Los periodos de esplendor económico en Europa y EEUU durante los dos últimos siglos están estrechamente ligados a una intervención activa del Estado en la economía. Es algo que, como ha destacado Michael Hudson, Trump olvida pese a su defensa de la industrialización y su retórica patriota. Adelgazar el Estado como lo está haciendo y reducir prácticamente hasta el cero la carga fiscal sobre los ricos va justo en dirección contraria.

Europa puede estar tomando otra dirección, dejando atrás los estúpidos corsés presupuestarios autoimpuestos y apostando por grandes inversiones públicas. La música suena bien, pero el sector por el que Europa ha optado para esta reindustrialización es el de la Defensa, lo cual resulta exasperante. Es como si, después de lograr tras muchos años abandonar la senda que nos encaminaba al abismo, hayamos optado por otra que nos lanza a los tiburones. La nacionalización de British Steel no es ajena a esta fiebre bélica, al considerarse el acero virgen crucial para la industria armamentística.

Y de fondo, la crisis climática

Todo análisis sobre la actualidad debería incorporar a estas alturas un filtro que permita observar las cosas desde la perspectiva de la crisis climática. En el caso concreto de Scunthorpe, pese a la buena nueva de la nacionalización, los interrogantes son muchos si nos ponemos las gafas climáticas. Por ejemplo, alinearse con EEUU en la campaña contra China puede poner palos a las ruedas del despliegue de las renovables, partiendo de la base de que el 80% de las placas fotovoltaicas se producen en la actualidad en el gigante asiático.
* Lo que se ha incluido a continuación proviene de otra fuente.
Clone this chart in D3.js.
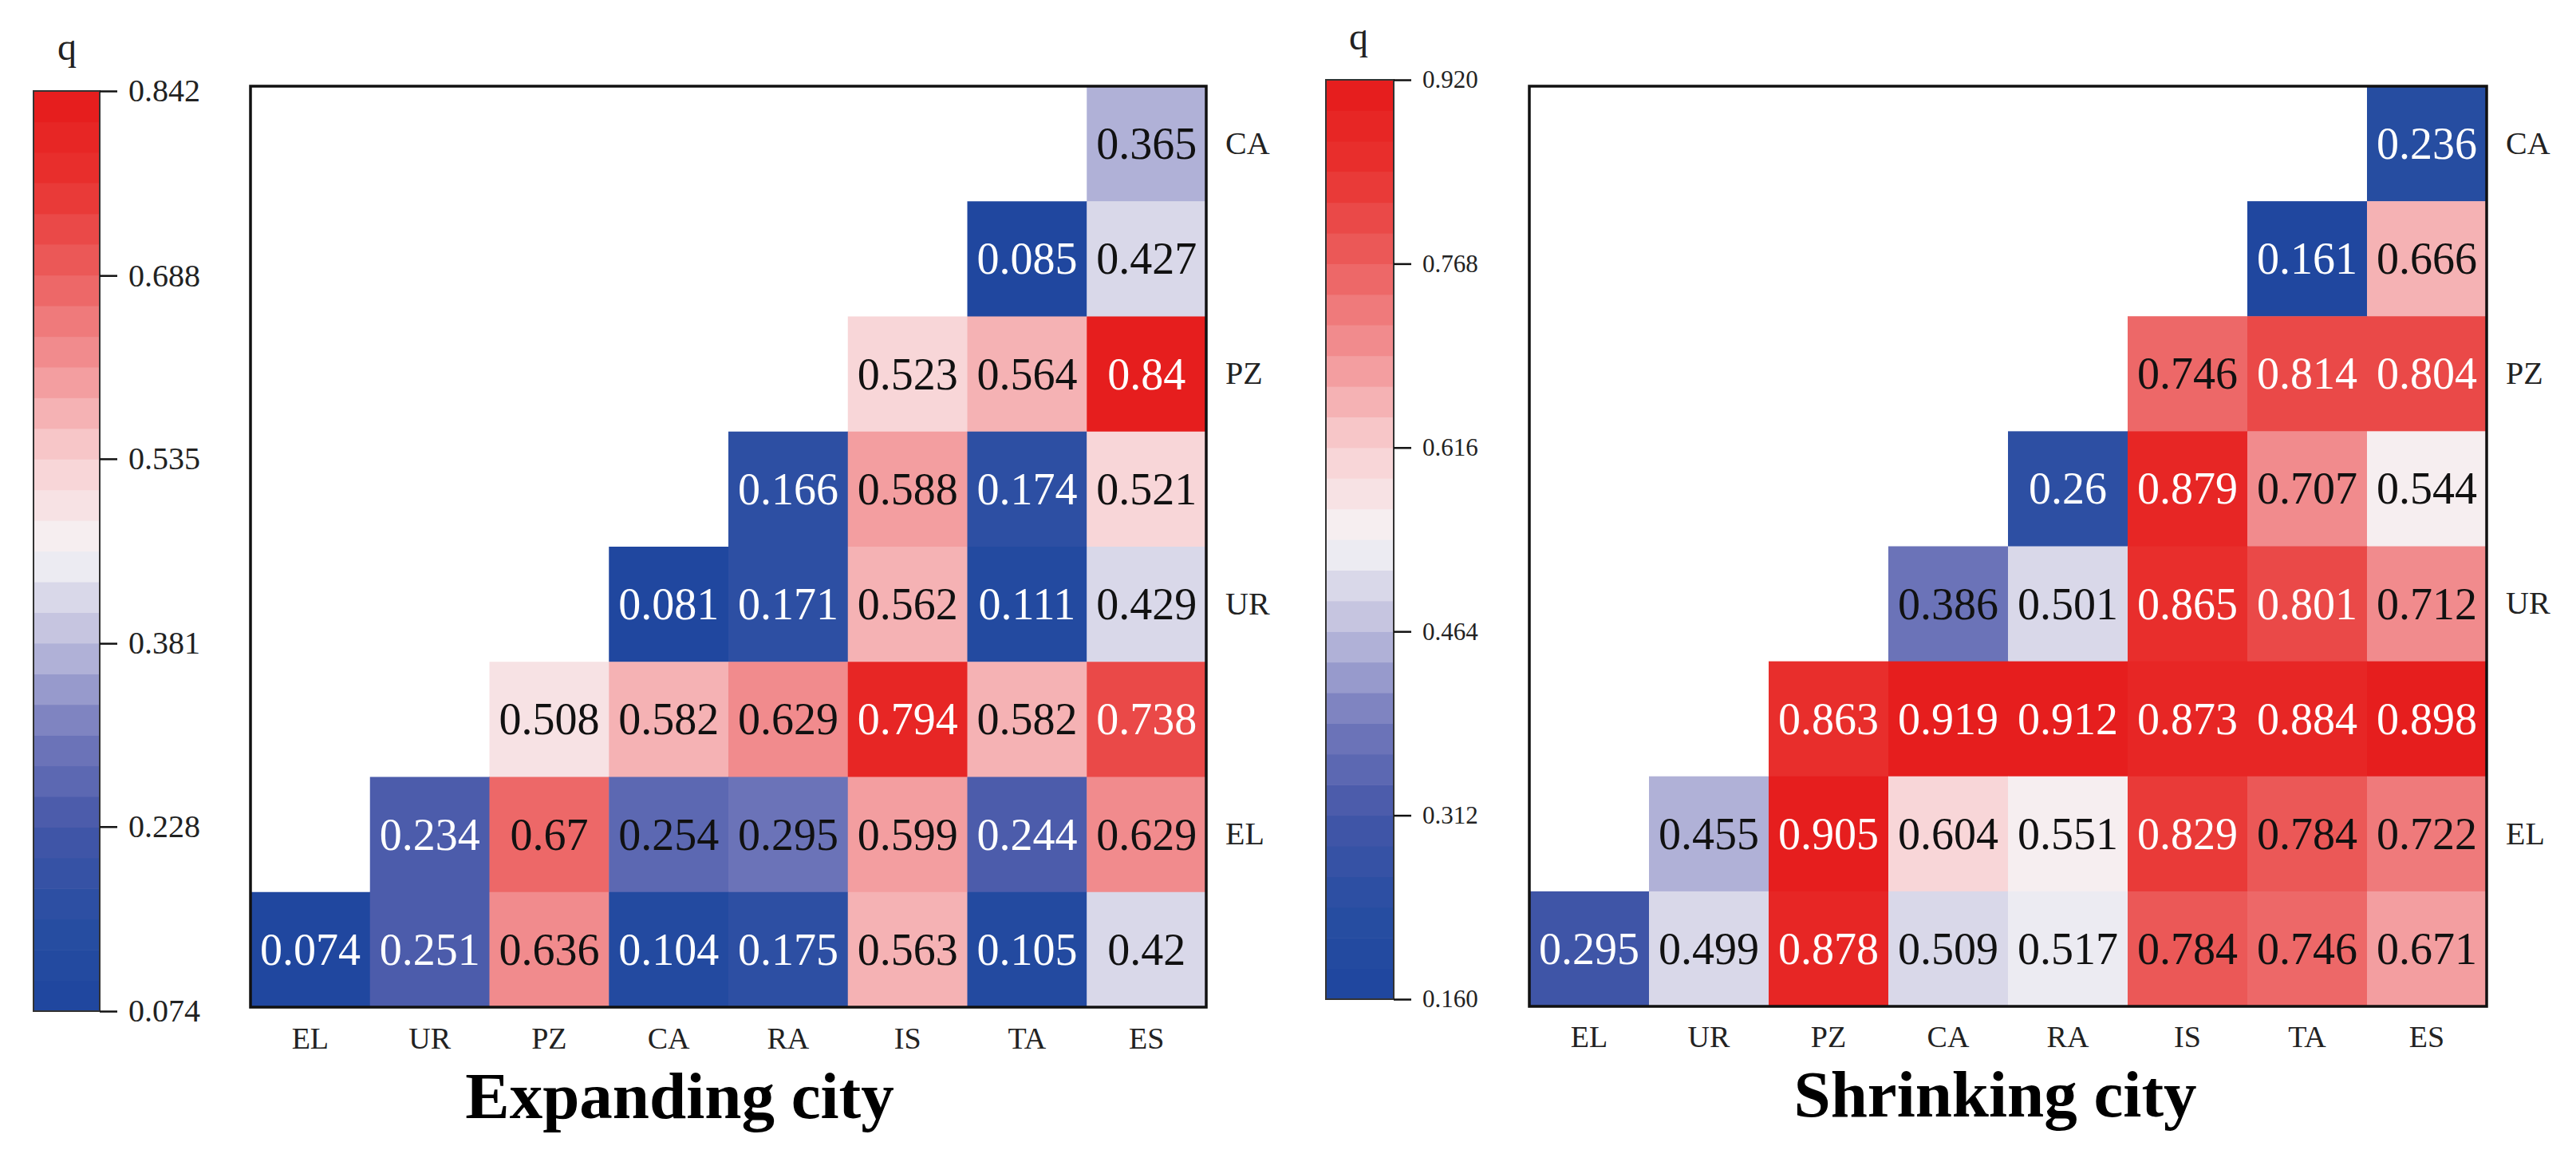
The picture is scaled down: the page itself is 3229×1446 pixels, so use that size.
<!DOCTYPE html>
<html>
<head>
<meta charset="utf-8">
<script src="https://cdn.jsdelivr.net/npm/d3@7"></script>
<style>
  body { margin: 0; background: #fff; }
  text { font-family: "Liberation Serif", "Times New Roman", serif; }
</style>
</head>
<body>
<script>
// categories and row labels (right side labels only on every other row, as in the figure)
var cats = ["EL", "UR", "PZ", "CA", "RA", "IS", "TA", "ES"];
var rowLabels = ["CA", "", "PZ", "", "UR", "", "EL", ""];

// triangle rows, top to bottom; each row is right-aligned to ES
var expandingRows = [
  [0.365],
  [0.085, 0.427],
  [0.523, 0.564, 0.84],
  [0.166, 0.588, 0.174, 0.521],
  [0.081, 0.171, 0.562, 0.111, 0.429],
  [0.508, 0.582, 0.629, 0.794, 0.582, 0.738],
  [0.234, 0.67, 0.254, 0.295, 0.599, 0.244, 0.629],
  [0.074, 0.251, 0.636, 0.104, 0.175, 0.563, 0.105, 0.42]
];
var shrinkingRows = [
  [0.236],
  [0.161, 0.666],
  [0.746, 0.814, 0.804],
  [0.26, 0.879, 0.707, 0.544],
  [0.386, 0.501, 0.865, 0.801, 0.712],
  [0.863, 0.919, 0.912, 0.873, 0.884, 0.898],
  [0.455, 0.905, 0.604, 0.551, 0.829, 0.784, 0.722],
  [0.295, 0.499, 0.878, 0.509, 0.517, 0.784, 0.746, 0.671]
];

var expandingTicks = [0.074, 0.228, 0.381, 0.535, 0.688, 0.842];
var shrinkingTicks = [0.160, 0.312, 0.464, 0.616, 0.768, 0.920];
var titles = ["Expanding city", "Shrinking city"];

// blue - white - red map, cut in 30 bands
var nBands = 30;
var cmap = d3.scaleLinear()
  .domain([0, 0.1, 0.2, 0.3, 0.4, 0.5, 0.6, 0.7, 0.8, 0.9, 1])
  .range(["#1e469e", "#284ea2", "#4456a8", "#7379bb", "#bcbcdc", "#f6f4f6",
          "#f8d0d2", "#f29496", "#ec5f5f", "#e83230", "#e61a1a"])
  .interpolate(d3.interpolateRgb)
  .clamp(true);

var svg = d3.select("body")
  .append("svg")
  .attr("width", 3229)
  .attr("height", 1446);

var panels = [
  { rows: expandingRows, ticks: expandingTicks, title: titles[0],
    cb: [42, 125, 114, 1267], frame: [314, 1512, 108, 1262],
    q: [84, 75], tickFont: 40, titleX: 852, titleY: 1401, xLabY: 1301 },
  { rows: shrinkingRows, ticks: shrinkingTicks, title: titles[1],
    cb: [1662, 1747, 100, 1252], frame: [1917, 3117, 108, 1261],
    q: [1703, 62], tickFont: 31, titleX: 2501, titleY: 1399, xLabY: 1299 }
];

panels.forEach(function(p) {
  var lo = p.ticks[0], hi = p.ticks[p.ticks.length - 1];
  var band = d3.scaleQuantize().domain([lo, hi]).range(d3.range(nBands));
  function fillOf(v) { return cmap((band(v) + 0.5) / nBands); }
  function inkOf(v) {
    var t = (v - lo) / (hi - lo);
    return (t < 0.233 || t > 0.83) ? "#fff" : "#111";
  }

  // ---- colour bar
  var cbY = d3.scaleLinear().domain([lo, hi]).range([p.cb[3], p.cb[2]]);
  var step = (hi - lo) / nBands;
  var g = svg.append("g");
  g.selectAll("rect.band")
    .data(d3.range(nBands))
    .enter().append("rect")
    .attr("class", "band")
    .attr("x", p.cb[0])
    .attr("width", p.cb[1] - p.cb[0])
    .attr("y", function(i) { return cbY(lo + (i + 1) * step); })
    .attr("height", function(i) { return cbY(lo + i * step) - cbY(lo + (i + 1) * step) + 0.6; })
    .attr("fill", function(i) { return cmap((i + 0.5) / nBands); });
  g.append("rect")
    .attr("x", p.cb[0]).attr("y", p.cb[2])
    .attr("width", p.cb[1] - p.cb[0]).attr("height", p.cb[3] - p.cb[2])
    .attr("fill", "none").attr("stroke", "#333").attr("stroke-width", 2);

  var cbAxis = svg.append("g")
    .attr("transform", "translate(" + p.cb[1] + ",0)")
    .call(d3.axisRight(cbY).tickValues(p.ticks).tickSize(22).tickPadding(14)
      .tickFormat(d3.format(".3f")));
  cbAxis.select(".domain").remove();
  cbAxis.selectAll("line").attr("stroke", "#111").attr("stroke-width", 2.5);
  cbAxis.selectAll("text")
    .attr("font-size", p.tickFont)
    .attr("fill", "#222")
    .style("font-family", '"Liberation Serif", "Times New Roman", serif');

  svg.append("text")
    .attr("x", p.q[0]).attr("y", p.q[1])
    .attr("text-anchor", "middle")
    .attr("font-size", 48)
    .attr("fill", "#222")
    .text("q");

  // ---- heat map
  var x = d3.scaleBand().domain(cats).range([p.frame[0], p.frame[1]]);
  var y = d3.scaleBand().domain(d3.range(8)).range([p.frame[2], p.frame[3]]);

  var cells = [];
  p.rows.forEach(function(row, r) {
    row.forEach(function(v, j) {
      cells.push({ r: r, c: cats[cats.length - row.length + j], v: v });
    });
  });

  var cg = svg.append("g");
  cg.selectAll("rect")
    .data(cells)
    .enter().append("rect")
    .attr("x", function(d) { return x(d.c); })
    .attr("y", function(d) { return y(d.r); })
    .attr("width", x.bandwidth() + 0.5)
    .attr("height", y.bandwidth() + 0.5)
    .attr("fill", function(d) { return fillOf(d.v); });

  cg.selectAll("text")
    .data(cells)
    .enter().append("text")
    .attr("x", function(d) { return x(d.c) + x.bandwidth() / 2; })
    .attr("y", function(d) { return y(d.r) + y.bandwidth() / 2; })
    .attr("text-anchor", "middle")
    .attr("dominant-baseline", "central")
    .attr("font-size", 56)
    .attr("fill", function(d) { return inkOf(d.v); })
    .text(function(d) { return String(d.v); });

  svg.append("rect")
    .attr("x", p.frame[0]).attr("y", p.frame[2])
    .attr("width", p.frame[1] - p.frame[0]).attr("height", p.frame[3] - p.frame[2])
    .attr("fill", "none").attr("stroke", "#111").attr("stroke-width", 3.5);

  // x labels
  var xa = svg.append("g")
    .attr("transform", "translate(0," + p.xLabY + ")")
    .call(d3.axisBottom(x).tickSize(0).tickPadding(0));
  xa.select(".domain").remove();
  xa.selectAll("text")
    .attr("font-size", 38)
    .attr("fill", "#222")
    .attr("y", 0)
    .attr("dy", "0.35em")
    .style("font-family", '"Liberation Serif", "Times New Roman", serif');

  // right-side row labels
  var ya = svg.append("g")
    .attr("transform", "translate(" + (p.frame[1] + 24) + ",0)")
    .call(d3.axisRight(y).tickSize(0).tickPadding(0)
      .tickFormat(function(i) { return rowLabels[i]; }));
  ya.select(".domain").remove();
  ya.selectAll("text")
    .attr("font-size", 40)
    .attr("fill", "#222")
    .style("font-family", '"Liberation Serif", "Times New Roman", serif');

  // title
  svg.append("text")
    .attr("x", p.titleX).attr("y", p.titleY)
    .attr("text-anchor", "middle")
    .attr("font-size", 83)
    .attr("font-weight", "bold")
    .attr("fill", "#000")
    .text(p.title);
});
</script>
</body>
</html>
Pero sobre todo, las incógnitas apelan al propio futuro de unos altos hornos en el final de su vida útil. Apostar por nuevas plantas de acero virgen a partir de carbón de coque y mineral de hierro contraviene todo objetivo de descarbonización -la industria siderúrgica es la responsable del 9% de emisiones de gases de efecto invernadero-. Actualmente se apuesta por hornos de arcos eléctricos que contaminan mucho menos pero que trabajan con acero reciclado, es decir, no lo crean de cero, lo que, entre otros, limita su uso militar.
Y aquí, quizá, encontramos uno de los principales nudos: intervención estatal sí, pero ¿para qué? ¿Para impulsar la guerra o para apostar por un planeta habitable?